Given this reality, it is simply unacceptable that the federal government be unable to offer benefits as good or better than the private firms the government is competing with. It will lose the best candidates in many different circumstances. Most obviously, it is a desirable recruitment tool for an employee with a partner not in the labor force or in a job that does not offer health insurance. Also, with this huge need for recruitment coupled with the goal of not compromising on the quality of employees, this legislation is one obvious tool in casting the widest net possible to find the best candidates. Particularly among jobs requiring highly skilled and specialized candidates, that means a national search and asking applicants to re-locate. It might mean persuading a trademark attorney at General Electric in Connecticut to come to the Patent and Trademark Office in Alexandria, Virginia or a chemist from Eli Lilly to take a job at the Food and Drug Administration laboratory in Cincinnati or Detroit. It might be a tough sell for a married couple but at least the agency can offer relocation and related expenses and at least the non-federal spouse can participate in the health insurance plan while searching for a new job in the new location. To ask a highly qualified candidate to re-locate and to expect the candidate’s domestic partner to leave his or her employment and employer sponsored health insurance to move to a new city is simply a recipe to miss out on the best and most able candidates.

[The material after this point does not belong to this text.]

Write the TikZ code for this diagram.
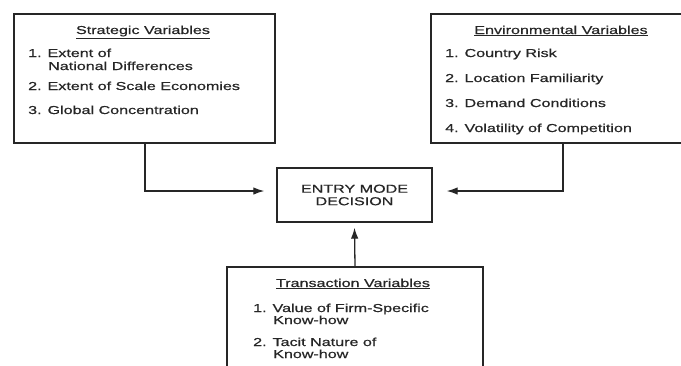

In summary, Mr. Chairman, the Committee has before it a bill that represents fairness and equality for gay and lesbian employees, is desired and even demanded by federal employees, is a recruiting tool or agencies in the looming retirement crisis in the federal sector and will extend health care and other benefits to Americans currently uncovered. I can not see why the Committee would not act favorably and quickly. I urge that you do.

I would be happy to answer any questions you or other members of the Committee may have.